In December, 22 Republican lawmakers, among them Speaker Boehner and Representative Bachmann, three governors, and a number of conservative organizations took out full-page ads in two Washington papers castigating the SPLC for “character assassination” by listing the conservative Family Research Council as a hate group.

Professor Livingston’s own run-in with the SPLC is over his previous association with the League of the South, initially a largely academic organization that promoted the notion that the South might have to secede. The SPLC lists him as an "ideologue" of the neo-Confederate movement.

According to the SPLC, the League of the South today “is a neo-Confederate group that advocates for a second Southern secession and a society dominated by ‘European Americans.’ The league believes the ‘godly’ nation it wants to form should be run by an ‘Anglo-Celtic’ (read: white) elite that would establish a Christian theocratic state and politically dominate blacks and other minorities.”

Livingston says he left the League after it became more political in nature, but adds that it is not a hate group.

Emory University, Livingston says, looked into claims in a college newspaper story that used the SPLC's designation to link him to a "hate group," but he was cleared and backed by the university.

"They really need to explain what they mean by hate and how in the world [Loyola economist Thomas] DiLorenzo or myself could be associated with something called hate," says Livingston. "We don't hate anybody."

In January, Mr. DiLorenzo was called out on the House floor for being a member of the League of the South. Mr. DiLorenzo says he's not a member, but Loyola University in Baltimore is investigating.

Livingston, who describes himself as a former supporter of the SPLC, questions whether the organization's "hate group" reports are primarily tied to its fund-raising activities. He also notes that many of those listed by the SPLC take it as a "badge of honor," much as tea party activists took to wearing "I'm a right-wing extremist" T-shirts.

Nevertheless, he says, "it's time for some reality check on this sort of thing, beginning with the very concept of hate. The SPLC has a political agenda and they vilify people, that's what they do.
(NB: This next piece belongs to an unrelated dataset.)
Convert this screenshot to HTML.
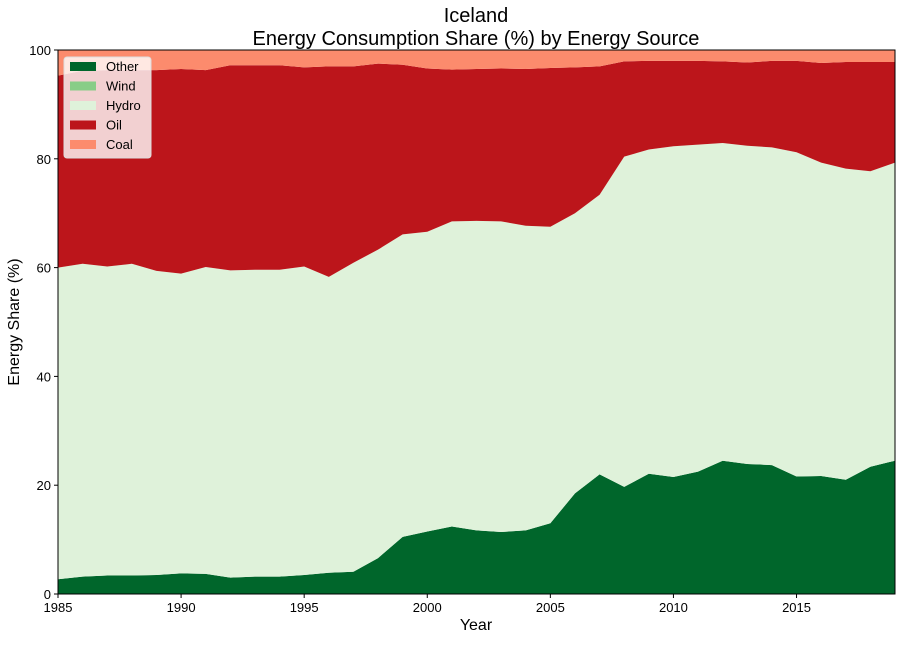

There's very little in the way of an empirical examination of groups that might pose a threat to civil order. There's almost nobody left in the Klan, so what they do is they find respectable groups or high-profile people and they say, 'X is linked to Y, who is linked to a hate group.' That's what McCarthy did."

The SPLC’s Potok takes the criticisms in stride.

"We are regularly accused of trying to shut down people's speech rights, of trying to send anyone to prison who is not politically correct," Potok says. "Those criticisms are ludicrous, and they come from people who don't read what we write."